● Task to complete
Return the material exactly, first line through the line containing "6.9, 6.9, 6.7]];", and nothing more. Pictures stay out.

● Data extract
- - -
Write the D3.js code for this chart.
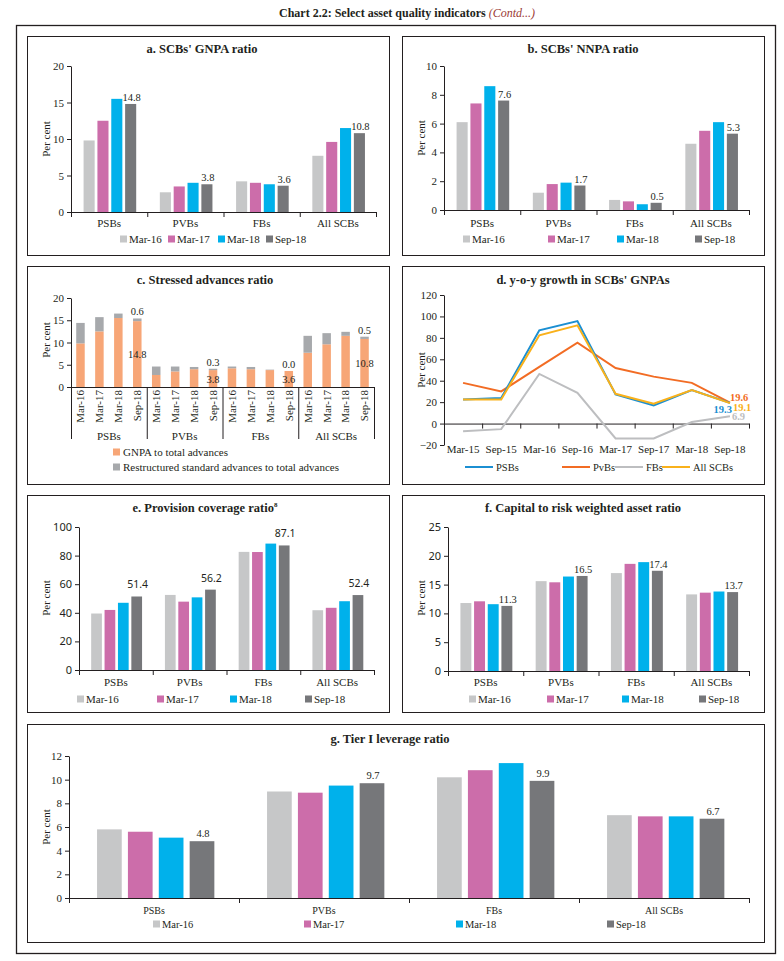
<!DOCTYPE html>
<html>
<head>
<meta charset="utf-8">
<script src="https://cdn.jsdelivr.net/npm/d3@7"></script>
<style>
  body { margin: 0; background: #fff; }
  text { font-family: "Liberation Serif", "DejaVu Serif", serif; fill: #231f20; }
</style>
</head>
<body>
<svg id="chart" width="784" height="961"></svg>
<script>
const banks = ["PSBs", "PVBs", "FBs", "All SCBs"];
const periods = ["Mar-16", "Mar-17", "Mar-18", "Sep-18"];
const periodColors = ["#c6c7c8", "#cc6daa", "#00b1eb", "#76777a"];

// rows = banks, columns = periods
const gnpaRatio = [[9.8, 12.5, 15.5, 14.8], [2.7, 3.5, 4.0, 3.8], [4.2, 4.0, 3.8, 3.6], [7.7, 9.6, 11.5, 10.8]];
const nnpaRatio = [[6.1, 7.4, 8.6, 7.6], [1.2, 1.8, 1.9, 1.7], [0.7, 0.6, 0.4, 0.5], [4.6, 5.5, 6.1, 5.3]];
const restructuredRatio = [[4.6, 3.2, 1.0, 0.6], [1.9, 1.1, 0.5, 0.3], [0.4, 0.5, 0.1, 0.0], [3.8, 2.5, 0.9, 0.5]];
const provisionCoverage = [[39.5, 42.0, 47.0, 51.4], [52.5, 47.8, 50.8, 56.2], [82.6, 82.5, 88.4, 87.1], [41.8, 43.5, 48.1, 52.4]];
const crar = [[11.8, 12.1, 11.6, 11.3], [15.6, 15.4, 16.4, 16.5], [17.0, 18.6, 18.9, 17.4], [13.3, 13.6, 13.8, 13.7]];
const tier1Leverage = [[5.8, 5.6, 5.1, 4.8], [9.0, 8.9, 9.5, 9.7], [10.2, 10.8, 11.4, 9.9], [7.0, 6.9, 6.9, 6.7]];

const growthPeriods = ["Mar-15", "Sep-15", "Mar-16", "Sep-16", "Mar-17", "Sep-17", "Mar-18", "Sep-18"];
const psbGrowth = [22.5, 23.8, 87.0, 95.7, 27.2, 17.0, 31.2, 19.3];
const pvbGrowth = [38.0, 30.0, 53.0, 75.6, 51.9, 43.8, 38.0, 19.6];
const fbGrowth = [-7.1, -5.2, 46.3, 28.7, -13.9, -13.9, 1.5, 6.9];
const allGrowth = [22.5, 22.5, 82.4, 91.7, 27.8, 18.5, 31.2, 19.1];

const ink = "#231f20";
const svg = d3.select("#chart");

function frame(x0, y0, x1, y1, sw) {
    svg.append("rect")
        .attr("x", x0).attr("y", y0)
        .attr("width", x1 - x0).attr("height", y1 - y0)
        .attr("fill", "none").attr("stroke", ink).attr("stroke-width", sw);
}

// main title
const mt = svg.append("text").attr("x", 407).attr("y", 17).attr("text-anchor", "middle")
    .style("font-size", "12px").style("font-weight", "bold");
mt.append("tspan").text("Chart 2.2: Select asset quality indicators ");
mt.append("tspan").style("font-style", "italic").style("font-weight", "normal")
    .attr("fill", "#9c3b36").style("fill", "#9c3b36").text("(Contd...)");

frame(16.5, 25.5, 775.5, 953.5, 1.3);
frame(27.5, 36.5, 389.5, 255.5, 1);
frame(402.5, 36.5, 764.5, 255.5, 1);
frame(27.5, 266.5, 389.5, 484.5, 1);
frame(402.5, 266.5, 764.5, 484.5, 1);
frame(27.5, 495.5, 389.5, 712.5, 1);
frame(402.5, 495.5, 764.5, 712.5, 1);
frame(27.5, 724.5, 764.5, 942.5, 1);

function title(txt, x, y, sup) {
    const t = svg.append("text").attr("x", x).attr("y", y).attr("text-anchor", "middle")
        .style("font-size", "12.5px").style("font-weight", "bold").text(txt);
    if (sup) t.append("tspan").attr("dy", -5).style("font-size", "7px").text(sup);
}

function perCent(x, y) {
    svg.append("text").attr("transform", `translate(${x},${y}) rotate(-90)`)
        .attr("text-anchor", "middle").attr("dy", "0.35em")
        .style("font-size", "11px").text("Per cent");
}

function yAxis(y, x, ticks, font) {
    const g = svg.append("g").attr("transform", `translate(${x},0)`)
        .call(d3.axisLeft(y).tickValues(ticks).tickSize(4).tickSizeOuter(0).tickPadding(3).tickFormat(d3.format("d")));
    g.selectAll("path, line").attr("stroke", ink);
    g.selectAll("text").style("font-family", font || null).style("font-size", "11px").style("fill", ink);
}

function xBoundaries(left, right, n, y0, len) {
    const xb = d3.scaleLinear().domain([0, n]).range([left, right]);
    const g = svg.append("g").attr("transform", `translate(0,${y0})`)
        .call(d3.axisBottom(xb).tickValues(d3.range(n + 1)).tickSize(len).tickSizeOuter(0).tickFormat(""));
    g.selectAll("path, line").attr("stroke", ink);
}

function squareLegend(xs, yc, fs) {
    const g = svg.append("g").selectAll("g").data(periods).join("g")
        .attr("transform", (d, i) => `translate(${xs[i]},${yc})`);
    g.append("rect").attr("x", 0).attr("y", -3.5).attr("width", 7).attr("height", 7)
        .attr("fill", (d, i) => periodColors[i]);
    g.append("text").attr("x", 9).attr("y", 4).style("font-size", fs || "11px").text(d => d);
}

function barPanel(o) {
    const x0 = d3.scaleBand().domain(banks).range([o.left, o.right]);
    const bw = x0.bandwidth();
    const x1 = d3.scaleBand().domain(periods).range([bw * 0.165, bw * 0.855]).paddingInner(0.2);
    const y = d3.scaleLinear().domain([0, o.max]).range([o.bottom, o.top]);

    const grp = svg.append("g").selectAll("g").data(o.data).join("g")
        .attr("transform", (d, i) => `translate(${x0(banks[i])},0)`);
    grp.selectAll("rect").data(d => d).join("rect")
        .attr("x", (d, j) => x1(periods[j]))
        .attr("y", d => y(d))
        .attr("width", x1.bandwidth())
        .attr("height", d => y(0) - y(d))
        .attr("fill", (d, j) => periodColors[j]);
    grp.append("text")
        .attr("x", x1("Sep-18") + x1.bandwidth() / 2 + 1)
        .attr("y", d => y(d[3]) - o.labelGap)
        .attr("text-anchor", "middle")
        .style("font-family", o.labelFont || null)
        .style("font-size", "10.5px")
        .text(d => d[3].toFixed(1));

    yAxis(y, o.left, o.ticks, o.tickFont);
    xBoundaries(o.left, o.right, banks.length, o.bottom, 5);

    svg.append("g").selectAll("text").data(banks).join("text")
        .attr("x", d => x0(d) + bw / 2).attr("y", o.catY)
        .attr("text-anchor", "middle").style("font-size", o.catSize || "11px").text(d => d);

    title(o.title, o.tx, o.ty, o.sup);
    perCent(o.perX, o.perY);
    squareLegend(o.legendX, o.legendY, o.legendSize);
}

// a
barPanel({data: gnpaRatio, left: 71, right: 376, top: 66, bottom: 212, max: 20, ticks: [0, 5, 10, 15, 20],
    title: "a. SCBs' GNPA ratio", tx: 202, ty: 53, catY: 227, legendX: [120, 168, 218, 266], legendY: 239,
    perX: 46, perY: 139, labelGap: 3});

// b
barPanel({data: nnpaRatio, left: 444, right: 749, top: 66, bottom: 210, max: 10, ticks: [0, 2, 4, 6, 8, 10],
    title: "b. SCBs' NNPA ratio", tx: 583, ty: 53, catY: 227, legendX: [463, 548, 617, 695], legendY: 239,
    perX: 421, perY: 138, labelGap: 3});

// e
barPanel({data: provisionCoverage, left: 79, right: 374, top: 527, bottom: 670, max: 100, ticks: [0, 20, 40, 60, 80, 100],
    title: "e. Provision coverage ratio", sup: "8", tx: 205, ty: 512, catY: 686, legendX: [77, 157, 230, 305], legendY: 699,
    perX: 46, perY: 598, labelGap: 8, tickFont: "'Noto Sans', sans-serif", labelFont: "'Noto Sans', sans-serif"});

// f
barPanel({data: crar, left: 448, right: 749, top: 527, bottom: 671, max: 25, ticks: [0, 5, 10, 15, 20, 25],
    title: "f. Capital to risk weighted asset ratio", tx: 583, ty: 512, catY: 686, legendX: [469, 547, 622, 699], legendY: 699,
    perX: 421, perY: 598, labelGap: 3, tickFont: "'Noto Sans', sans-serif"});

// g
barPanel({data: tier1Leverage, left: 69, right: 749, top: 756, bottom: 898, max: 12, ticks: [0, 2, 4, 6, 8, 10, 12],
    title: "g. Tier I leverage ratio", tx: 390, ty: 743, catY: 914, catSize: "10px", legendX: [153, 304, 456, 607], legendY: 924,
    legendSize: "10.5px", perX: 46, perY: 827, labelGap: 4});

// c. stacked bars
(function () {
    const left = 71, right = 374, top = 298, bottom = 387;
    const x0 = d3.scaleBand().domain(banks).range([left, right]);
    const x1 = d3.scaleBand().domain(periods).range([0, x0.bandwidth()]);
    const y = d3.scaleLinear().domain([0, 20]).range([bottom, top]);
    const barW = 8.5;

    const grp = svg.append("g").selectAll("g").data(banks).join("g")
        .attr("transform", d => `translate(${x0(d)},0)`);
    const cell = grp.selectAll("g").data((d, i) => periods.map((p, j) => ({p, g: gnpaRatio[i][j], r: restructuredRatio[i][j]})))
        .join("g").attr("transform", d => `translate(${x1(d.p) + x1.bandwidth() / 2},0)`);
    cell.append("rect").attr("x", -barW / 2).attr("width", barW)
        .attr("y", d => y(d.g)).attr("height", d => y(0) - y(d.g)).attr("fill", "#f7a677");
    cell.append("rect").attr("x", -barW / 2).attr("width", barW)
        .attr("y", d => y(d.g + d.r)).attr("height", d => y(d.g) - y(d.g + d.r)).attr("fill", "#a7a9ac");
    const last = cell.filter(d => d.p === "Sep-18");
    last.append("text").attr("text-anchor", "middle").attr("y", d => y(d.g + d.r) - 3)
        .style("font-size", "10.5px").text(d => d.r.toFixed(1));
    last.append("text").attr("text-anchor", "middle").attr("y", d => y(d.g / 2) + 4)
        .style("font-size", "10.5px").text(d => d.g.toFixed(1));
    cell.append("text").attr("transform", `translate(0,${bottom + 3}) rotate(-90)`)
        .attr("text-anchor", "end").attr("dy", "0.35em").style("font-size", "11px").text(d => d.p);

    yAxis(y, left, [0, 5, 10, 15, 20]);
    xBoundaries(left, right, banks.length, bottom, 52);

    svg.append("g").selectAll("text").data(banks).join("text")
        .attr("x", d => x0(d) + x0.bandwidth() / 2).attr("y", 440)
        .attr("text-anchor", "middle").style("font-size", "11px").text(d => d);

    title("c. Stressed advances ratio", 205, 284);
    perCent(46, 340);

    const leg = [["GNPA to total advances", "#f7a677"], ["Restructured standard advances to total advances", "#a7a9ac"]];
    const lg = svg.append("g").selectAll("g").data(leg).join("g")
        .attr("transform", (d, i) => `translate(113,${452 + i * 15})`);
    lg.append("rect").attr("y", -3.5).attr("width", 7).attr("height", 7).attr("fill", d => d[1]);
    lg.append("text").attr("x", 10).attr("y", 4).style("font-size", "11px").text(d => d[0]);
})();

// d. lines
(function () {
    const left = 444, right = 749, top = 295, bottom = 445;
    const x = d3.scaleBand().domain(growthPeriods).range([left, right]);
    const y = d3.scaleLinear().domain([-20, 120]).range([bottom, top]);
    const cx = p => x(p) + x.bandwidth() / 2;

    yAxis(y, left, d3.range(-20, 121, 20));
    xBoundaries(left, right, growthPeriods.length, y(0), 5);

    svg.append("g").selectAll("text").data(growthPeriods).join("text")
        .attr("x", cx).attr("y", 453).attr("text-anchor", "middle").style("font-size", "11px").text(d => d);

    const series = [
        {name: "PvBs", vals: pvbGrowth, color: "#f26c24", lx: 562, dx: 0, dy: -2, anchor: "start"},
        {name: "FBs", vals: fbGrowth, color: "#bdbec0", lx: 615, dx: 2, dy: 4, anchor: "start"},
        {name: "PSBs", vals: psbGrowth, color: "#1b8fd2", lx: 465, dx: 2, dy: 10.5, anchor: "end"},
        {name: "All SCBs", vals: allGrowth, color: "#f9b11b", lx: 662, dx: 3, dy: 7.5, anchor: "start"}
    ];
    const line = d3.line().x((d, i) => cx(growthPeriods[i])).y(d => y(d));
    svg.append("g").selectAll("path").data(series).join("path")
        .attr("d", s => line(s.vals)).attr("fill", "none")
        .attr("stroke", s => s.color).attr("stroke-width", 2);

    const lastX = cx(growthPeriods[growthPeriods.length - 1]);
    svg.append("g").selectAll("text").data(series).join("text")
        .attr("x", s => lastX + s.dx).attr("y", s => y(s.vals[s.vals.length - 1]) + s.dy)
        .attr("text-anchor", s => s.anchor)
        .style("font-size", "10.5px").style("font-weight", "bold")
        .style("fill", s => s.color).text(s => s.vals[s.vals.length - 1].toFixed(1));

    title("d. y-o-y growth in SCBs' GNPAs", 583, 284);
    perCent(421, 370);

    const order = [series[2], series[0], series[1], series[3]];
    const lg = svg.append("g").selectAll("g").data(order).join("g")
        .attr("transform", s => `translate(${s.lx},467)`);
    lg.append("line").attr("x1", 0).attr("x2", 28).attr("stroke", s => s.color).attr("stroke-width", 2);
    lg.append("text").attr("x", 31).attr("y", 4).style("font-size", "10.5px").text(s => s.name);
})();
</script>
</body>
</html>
- - -
● Solution for this exercise
Write the D3.js code for this chart.
<!DOCTYPE html>
<html>
<head>
<meta charset="utf-8">
<script src="https://cdn.jsdelivr.net/npm/d3@7"></script>
<style>
  body { margin: 0; background: #fff; }
  text { font-family: "Liberation Serif", "DejaVu Serif", serif; fill: #231f20; }
</style>
</head>
<body>
<svg id="chart" width="784" height="961"></svg>
<script>
const banks = ["PSBs", "PVBs", "FBs", "All SCBs"];
const periods = ["Mar-16", "Mar-17", "Mar-18", "Sep-18"];
const periodColors = ["#c6c7c8", "#cc6daa", "#00b1eb", "#76777a"];

// rows = banks, columns = periods
const gnpaRatio = [[9.8, 12.5, 15.5, 14.8], [2.7, 3.5, 4.0, 3.8], [4.2, 4.0, 3.8, 3.6], [7.7, 9.6, 11.5, 10.8]];
const nnpaRatio = [[6.1, 7.4, 8.6, 7.6], [1.2, 1.8, 1.9, 1.7], [0.7, 0.6, 0.4, 0.5], [4.6, 5.5, 6.1, 5.3]];
const restructuredRatio = [[4.6, 3.2, 1.0, 0.6], [1.9, 1.1, 0.5, 0.3], [0.4, 0.5, 0.1, 0.0], [3.8, 2.5, 0.9, 0.5]];
const provisionCoverage = [[39.5, 42.0, 47.0, 51.4], [52.5, 47.8, 50.8, 56.2], [82.6, 82.5, 88.4, 87.1], [41.8, 43.5, 48.1, 52.4]];
const crar = [[11.8, 12.1, 11.6, 11.3], [15.6, 15.4, 16.4, 16.5], [17.0, 18.6, 18.9, 17.4], [13.3, 13.6, 13.8, 13.7]];
const tier1Leverage = [[5.8, 5.6, 5.1, 4.8], [9.0, 8.9, 9.5, 9.7], [10.2, 10.8, 11.4, 9.9], [7.0, 6.9, 6.9, 6.7]];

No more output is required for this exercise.